→ **Request**
Copy exactly the lines from the one containing "Clone this chart in D3.js." to the one containing "const runoffTicks = [0, 50, 100, 150, 200, 250];", both lines included, and nothing else.

→ **Saved data entries**

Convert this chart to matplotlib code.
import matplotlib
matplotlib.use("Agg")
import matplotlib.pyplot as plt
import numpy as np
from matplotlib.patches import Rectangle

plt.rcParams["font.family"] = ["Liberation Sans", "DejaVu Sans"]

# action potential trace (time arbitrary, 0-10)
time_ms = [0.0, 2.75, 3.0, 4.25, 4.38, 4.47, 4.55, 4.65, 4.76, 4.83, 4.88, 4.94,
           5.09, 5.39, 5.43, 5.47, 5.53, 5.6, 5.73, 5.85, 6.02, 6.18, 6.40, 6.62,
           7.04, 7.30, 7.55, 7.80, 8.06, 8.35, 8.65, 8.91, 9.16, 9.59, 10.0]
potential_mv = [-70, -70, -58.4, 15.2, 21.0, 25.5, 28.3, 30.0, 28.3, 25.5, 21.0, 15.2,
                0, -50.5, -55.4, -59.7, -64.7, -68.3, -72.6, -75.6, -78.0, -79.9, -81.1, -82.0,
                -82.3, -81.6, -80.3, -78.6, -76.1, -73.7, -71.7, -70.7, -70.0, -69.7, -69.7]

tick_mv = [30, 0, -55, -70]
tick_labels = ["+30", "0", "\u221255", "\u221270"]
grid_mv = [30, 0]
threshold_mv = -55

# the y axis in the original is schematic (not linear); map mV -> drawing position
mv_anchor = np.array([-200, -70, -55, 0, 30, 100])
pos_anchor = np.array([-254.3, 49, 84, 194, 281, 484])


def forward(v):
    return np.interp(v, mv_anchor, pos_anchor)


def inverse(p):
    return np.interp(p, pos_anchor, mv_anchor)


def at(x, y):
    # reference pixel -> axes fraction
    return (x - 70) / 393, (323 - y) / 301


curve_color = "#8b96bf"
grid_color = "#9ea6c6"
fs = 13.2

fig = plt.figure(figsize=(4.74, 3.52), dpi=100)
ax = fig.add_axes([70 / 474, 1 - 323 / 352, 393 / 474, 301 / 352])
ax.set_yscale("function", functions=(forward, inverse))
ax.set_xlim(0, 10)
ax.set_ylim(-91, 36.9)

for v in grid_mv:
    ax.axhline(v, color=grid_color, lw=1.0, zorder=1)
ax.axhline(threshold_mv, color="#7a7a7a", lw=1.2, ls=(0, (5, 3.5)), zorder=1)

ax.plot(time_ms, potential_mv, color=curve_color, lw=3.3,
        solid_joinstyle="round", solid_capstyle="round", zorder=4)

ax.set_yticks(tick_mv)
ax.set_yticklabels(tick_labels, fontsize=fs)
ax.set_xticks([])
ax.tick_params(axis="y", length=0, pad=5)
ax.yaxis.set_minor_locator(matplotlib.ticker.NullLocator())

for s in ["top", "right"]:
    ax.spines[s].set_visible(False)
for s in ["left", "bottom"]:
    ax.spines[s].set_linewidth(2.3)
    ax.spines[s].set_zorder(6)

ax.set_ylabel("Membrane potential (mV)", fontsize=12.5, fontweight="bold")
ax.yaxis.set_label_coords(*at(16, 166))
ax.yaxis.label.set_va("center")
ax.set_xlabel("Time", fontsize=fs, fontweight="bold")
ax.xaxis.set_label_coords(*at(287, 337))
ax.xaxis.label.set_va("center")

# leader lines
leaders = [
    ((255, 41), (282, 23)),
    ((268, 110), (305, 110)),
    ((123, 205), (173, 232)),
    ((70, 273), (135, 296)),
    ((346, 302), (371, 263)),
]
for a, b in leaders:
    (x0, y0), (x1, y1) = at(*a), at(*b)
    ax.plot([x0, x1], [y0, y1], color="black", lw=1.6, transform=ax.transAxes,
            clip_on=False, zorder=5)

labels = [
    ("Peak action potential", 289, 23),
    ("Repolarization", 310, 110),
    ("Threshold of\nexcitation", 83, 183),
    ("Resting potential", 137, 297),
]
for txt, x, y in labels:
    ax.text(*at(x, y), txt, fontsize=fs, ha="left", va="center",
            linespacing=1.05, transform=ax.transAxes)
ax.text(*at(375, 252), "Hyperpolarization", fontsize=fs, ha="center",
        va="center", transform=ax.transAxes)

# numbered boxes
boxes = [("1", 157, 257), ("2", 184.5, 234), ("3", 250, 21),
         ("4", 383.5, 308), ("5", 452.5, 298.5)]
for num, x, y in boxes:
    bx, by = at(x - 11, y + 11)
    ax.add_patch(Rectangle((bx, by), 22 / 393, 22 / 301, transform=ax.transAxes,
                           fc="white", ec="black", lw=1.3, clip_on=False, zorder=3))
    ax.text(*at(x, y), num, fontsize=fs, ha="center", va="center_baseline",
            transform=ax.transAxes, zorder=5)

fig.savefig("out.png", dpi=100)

...

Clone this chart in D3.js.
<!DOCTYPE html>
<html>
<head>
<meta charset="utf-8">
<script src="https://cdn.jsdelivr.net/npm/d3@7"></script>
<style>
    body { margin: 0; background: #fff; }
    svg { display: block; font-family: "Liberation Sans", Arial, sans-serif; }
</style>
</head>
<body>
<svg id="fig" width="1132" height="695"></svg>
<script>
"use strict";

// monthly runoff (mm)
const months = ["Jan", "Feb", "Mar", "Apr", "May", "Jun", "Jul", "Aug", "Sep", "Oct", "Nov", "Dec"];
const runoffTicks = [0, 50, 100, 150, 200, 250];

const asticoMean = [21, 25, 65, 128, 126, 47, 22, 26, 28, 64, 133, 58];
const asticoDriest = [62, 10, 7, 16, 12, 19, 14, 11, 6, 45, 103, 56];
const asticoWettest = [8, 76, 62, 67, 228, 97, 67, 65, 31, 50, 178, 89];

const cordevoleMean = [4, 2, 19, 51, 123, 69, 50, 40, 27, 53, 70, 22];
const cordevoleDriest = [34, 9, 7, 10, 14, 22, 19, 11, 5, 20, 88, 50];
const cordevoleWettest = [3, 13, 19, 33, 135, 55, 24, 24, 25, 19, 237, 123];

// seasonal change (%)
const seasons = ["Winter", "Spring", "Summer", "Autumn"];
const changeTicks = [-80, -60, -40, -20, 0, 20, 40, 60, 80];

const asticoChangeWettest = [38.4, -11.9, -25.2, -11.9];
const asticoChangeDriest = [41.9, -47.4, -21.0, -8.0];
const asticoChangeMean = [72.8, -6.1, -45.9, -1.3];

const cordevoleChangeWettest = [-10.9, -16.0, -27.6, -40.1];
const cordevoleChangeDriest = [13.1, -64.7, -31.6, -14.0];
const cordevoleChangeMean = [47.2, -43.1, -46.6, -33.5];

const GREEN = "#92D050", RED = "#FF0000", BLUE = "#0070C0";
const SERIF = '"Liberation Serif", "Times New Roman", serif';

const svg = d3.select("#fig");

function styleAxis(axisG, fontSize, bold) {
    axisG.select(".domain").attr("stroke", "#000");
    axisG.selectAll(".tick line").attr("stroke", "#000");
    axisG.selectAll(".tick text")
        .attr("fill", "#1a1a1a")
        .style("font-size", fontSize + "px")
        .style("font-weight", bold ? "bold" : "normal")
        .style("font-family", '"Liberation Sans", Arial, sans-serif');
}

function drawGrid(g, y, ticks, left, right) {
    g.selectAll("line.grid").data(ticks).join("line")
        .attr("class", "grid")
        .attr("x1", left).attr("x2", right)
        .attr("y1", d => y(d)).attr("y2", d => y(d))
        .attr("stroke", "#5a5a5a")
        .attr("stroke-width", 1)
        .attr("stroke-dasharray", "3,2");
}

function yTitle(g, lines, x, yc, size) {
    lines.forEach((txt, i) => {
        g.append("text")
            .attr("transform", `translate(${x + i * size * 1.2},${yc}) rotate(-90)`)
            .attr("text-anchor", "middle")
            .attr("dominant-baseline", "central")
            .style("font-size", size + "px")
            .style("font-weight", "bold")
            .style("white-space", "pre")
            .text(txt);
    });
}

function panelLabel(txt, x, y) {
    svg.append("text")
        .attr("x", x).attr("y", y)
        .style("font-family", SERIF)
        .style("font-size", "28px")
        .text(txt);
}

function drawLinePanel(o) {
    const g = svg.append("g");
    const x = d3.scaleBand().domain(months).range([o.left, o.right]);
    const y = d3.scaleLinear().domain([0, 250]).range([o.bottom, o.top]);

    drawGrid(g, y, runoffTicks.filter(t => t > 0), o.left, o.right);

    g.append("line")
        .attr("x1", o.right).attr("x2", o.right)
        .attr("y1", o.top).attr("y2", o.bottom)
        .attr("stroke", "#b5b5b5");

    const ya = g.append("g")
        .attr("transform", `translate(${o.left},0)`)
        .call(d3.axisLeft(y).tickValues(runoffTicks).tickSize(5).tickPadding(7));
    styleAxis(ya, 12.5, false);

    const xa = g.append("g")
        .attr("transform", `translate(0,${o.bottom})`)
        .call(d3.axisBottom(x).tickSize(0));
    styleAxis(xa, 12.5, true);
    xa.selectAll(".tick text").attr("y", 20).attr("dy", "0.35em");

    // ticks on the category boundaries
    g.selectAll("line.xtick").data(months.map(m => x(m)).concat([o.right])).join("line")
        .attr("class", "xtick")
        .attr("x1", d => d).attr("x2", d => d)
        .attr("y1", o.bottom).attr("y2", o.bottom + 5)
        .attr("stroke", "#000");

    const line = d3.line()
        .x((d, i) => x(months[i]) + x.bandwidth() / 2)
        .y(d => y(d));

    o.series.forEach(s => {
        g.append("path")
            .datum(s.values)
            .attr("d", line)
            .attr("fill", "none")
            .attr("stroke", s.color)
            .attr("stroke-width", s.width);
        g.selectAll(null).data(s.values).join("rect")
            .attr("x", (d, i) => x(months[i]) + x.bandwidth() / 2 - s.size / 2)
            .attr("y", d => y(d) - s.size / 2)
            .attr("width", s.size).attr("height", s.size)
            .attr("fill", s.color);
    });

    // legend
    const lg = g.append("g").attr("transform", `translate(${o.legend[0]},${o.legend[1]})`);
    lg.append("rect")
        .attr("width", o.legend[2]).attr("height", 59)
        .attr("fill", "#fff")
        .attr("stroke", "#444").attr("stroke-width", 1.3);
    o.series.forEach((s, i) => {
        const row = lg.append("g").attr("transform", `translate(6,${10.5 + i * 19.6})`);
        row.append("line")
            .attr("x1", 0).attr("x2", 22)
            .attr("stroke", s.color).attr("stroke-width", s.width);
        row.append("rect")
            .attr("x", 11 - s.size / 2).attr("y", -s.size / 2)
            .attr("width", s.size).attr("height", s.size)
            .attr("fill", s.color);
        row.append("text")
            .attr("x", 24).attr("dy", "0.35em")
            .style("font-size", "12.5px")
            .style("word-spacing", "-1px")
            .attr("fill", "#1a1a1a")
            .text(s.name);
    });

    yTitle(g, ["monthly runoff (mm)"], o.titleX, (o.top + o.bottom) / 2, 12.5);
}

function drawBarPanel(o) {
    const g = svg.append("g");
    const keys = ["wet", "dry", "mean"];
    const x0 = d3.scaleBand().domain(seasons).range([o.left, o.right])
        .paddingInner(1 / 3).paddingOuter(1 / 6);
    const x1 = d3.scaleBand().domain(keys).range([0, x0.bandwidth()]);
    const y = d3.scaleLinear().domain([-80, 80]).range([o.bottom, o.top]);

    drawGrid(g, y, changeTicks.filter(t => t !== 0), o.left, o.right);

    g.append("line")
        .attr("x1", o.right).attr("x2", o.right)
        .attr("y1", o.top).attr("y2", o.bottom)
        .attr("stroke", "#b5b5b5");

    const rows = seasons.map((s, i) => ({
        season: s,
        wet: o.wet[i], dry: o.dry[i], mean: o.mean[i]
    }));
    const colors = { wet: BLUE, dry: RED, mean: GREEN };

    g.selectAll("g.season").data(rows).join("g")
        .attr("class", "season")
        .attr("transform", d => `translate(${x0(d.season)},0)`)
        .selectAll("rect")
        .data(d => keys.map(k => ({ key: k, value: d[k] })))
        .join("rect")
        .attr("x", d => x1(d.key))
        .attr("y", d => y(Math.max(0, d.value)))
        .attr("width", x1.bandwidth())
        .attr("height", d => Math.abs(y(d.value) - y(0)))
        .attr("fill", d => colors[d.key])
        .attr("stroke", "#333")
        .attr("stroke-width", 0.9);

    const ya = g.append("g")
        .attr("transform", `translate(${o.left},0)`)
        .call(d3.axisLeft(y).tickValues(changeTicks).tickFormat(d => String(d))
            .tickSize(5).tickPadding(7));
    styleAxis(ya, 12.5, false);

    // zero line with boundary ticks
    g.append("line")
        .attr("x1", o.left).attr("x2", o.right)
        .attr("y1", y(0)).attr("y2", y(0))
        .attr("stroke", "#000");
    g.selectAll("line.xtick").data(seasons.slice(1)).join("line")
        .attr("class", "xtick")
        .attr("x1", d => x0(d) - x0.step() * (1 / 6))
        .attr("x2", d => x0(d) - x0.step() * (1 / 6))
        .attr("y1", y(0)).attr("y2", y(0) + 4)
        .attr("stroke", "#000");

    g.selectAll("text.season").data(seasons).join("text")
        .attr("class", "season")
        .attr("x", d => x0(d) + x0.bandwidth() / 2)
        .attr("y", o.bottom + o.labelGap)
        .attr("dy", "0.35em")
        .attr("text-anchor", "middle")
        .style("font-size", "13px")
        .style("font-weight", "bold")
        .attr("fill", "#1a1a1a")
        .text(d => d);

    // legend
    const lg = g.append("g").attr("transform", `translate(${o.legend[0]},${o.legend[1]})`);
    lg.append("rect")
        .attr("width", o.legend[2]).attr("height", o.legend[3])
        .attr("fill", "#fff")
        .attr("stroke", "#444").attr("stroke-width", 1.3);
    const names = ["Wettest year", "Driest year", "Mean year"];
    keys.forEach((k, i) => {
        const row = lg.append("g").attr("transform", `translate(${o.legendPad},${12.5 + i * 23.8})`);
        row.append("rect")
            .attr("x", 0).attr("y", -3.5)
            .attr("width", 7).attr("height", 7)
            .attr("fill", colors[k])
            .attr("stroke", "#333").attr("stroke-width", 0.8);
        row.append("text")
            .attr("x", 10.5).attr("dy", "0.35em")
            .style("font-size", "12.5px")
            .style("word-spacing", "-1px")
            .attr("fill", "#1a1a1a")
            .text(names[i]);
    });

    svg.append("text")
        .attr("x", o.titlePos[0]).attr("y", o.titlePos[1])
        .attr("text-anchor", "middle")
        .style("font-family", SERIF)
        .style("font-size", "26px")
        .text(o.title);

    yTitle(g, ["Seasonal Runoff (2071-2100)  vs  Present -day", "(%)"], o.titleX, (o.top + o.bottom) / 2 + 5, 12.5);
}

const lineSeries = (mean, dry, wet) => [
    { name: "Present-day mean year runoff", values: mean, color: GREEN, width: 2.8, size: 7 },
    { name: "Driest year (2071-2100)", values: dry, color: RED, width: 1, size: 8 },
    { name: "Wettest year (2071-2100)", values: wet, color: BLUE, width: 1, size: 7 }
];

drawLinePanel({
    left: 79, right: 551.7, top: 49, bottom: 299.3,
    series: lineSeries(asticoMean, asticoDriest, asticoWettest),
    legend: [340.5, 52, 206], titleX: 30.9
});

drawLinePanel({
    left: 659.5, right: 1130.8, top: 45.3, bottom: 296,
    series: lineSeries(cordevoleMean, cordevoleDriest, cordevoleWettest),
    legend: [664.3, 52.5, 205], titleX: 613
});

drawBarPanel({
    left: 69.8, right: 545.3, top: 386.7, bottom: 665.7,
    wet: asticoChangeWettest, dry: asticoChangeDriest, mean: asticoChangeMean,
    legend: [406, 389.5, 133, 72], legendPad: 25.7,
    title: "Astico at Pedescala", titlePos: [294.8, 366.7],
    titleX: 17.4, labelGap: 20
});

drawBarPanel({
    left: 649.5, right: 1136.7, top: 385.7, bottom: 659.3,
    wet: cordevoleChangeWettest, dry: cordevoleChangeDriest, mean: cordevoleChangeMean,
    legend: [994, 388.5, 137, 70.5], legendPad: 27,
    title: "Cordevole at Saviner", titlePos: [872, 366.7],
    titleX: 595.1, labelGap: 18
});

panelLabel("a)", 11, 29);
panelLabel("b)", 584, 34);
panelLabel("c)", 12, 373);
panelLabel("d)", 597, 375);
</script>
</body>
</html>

→ **Finished exercise**
Clone this chart in D3.js.
<!DOCTYPE html>
<html>
<head>
<meta charset="utf-8">
<script src="https://cdn.jsdelivr.net/npm/d3@7"></script>
<style>
    body { margin: 0; background: #fff; }
    svg { display: block; font-family: "Liberation Sans", Arial, sans-serif; }
</style>
</head>
<body>
<svg id="fig" width="1132" height="695"></svg>
<script>
"use strict";

// monthly runoff (mm)
const months = ["Jan", "Feb", "Mar", "Apr", "May", "Jun", "Jul", "Aug", "Sep", "Oct", "Nov", "Dec"];
const runoffTicks = [0, 50, 100, 150, 200, 250];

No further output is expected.